The authors Jonathan Knowles, B. Tom Hunsaker, Hannah Grove, and Alison James
suggest that one reason for the confusion around purpose is because leaders misunderstand what type of purpose is appropriate for their organization. The authors cite three distinctly different “senses of purpose” that emerged from their research: competence (“the function that our product serves”); culture (“the intent with which we run our business”); and cause (“the social good to which we aspire”).
In my experience working with teams to define purpose, I often see a tendency to “kitchen sink” a purpose statement- throwing everything in but the kitchen sink, trying to be all things to everyone, which usually amounts to, we want to make money, please everyone, and be good people while we’re doing it. The aspiration, while well placed, lacks the specificity to accomplish much.
The HBR piece cites examples of how the three types of purposes play out:
Competence-based purposes express how the organization provides value to customers. Done well, a customer-focused purpose can align an entire organization towards customer impact.
Culture-based purposes can drive a positive work environment and collaboration with key partners.

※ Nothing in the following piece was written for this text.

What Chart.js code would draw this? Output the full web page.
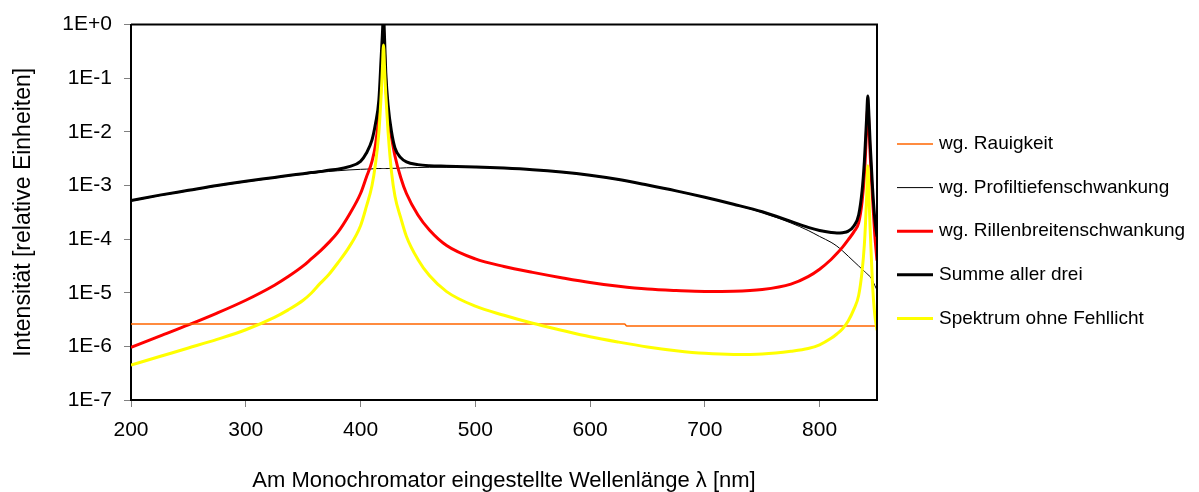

Cause-based purposes sound sexy; they’re highly aspirational social missions and tend to receive the most attention.
This is one of the most clear and helpful pieces about organizational purpose that I’ve seen to date; It provides concrete advice for leaders about how to articulate and leverage purpose, along with the benefits and potential pitfalls.
However, I do have one slight difference of opinion with the authors. While many firms have successfully built organizations on a culture-based purpose, in the current climate, I think it’s dangerous to lean heavily on an inward-facing ethos.
I’ve seen too many firms say that their purpose is to become a great place to work, be the employer of choice, or even champion DEI. While these are noteworthy aims, in the current climate, the pillars of a good culture are well-known, and thusly, easier to replicate. A cause or competency purpose that is focused outward (on customers or the world) is more likely to create differentiation in a competitive market.
Many moons ago, only a handful of leaders understood business strategy. Now it’s hard to imagine running a firm without a clear strategy; it has become an expectation. The same is now true for purpose.
The business benefits are clear. But the human benefits may be even greater. There’s a widespread movement gaining traction. People are no longer willing to live their lives in the service of profits. Money matters, but living a meaningful life, and making a difference in your work, matters just as much. This timeless wisdom has now become part of the business conversation.
We’re lucky to be living in an age, where we can take the best of what we know about the human spirit and bring it into the world of work. We owe it to ourselves, and the people we work with, to do our best to get it right.